Seems like dreams can come true…
The plans are to stretch the weekend and soon Thursday may become your new Friday…!
The proposal has, however, met with both enthusiastic nods and some disapproval.
Experts have put some emphasis on why we should have a shorter work week. Adam Grant, a psychologist from the Wharton School in Pennsylvania said
“I think we have some good experiments showing that if you reduce work hours, people are able to focus their attention more effectively, they end up producing just as much, often with higher quality and creativity, and they are also more loyal to the organisations that are willing to give them the flexibility to care about their lives outside of work.”
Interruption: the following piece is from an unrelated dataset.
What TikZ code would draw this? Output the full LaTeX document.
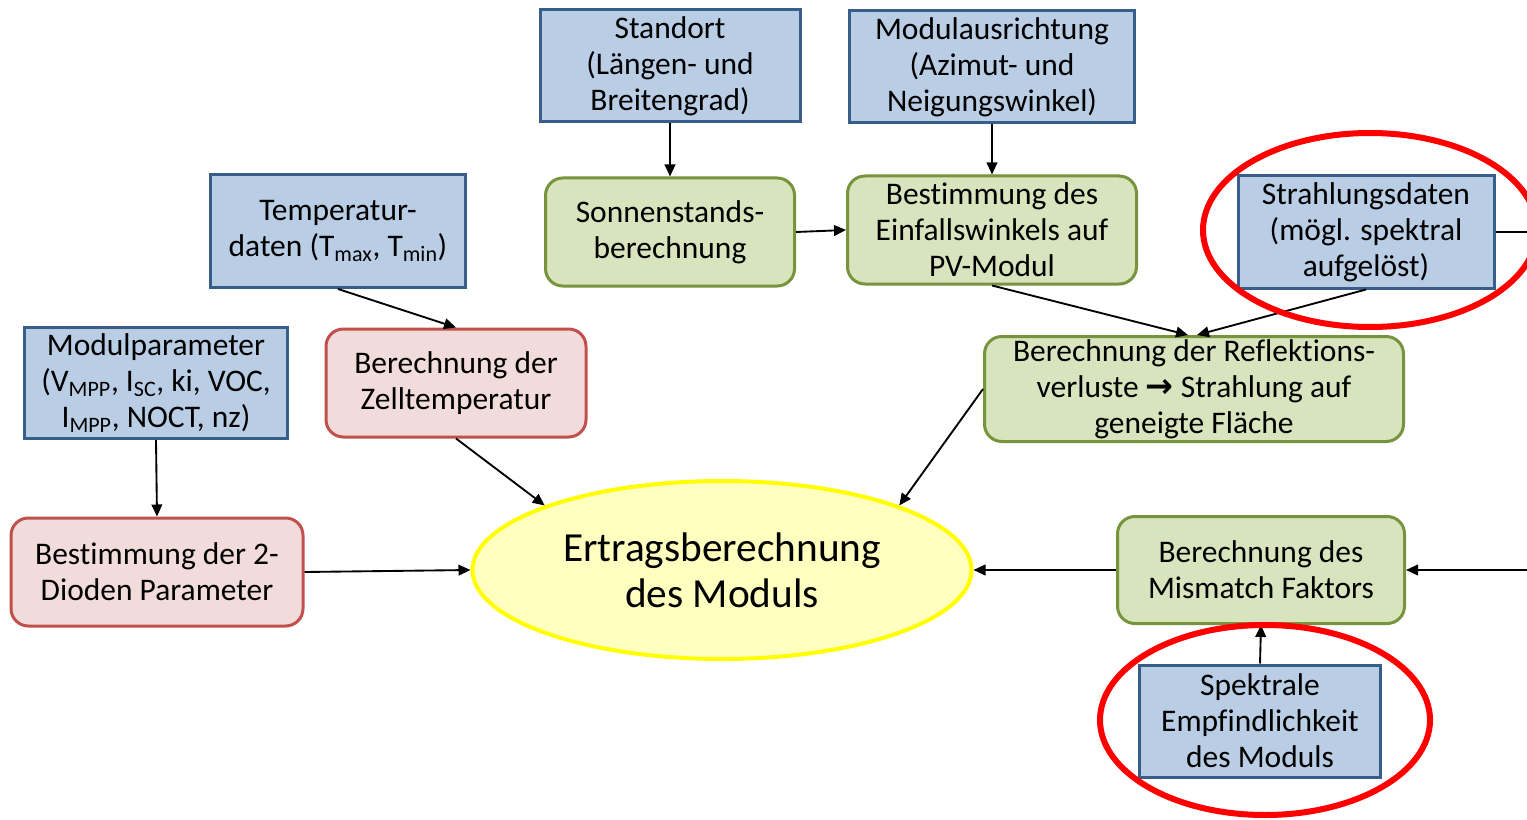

Economist and historian Rutger Bregman, author of Utopia for Realists agreed and said
For decades, all the major economists, philosophers, sociologists, they all believed, up until the 1970s, that we would be working less and less. In the 1920s and 1930s, there were actually major capitalist entrepreneurs who discovered that if you shorten the working week, employees become more productive. Henry Ford, for example, discovered that if he changed the working week from 60 hours to 40 hours, his employees would become more productive, because they were not that tired in their spare time.
Many studies also back up this claim, suggesting that a shorter week can actually increase productivity by 20%.
Well… just by hearing this news these levels might shoot up even higher.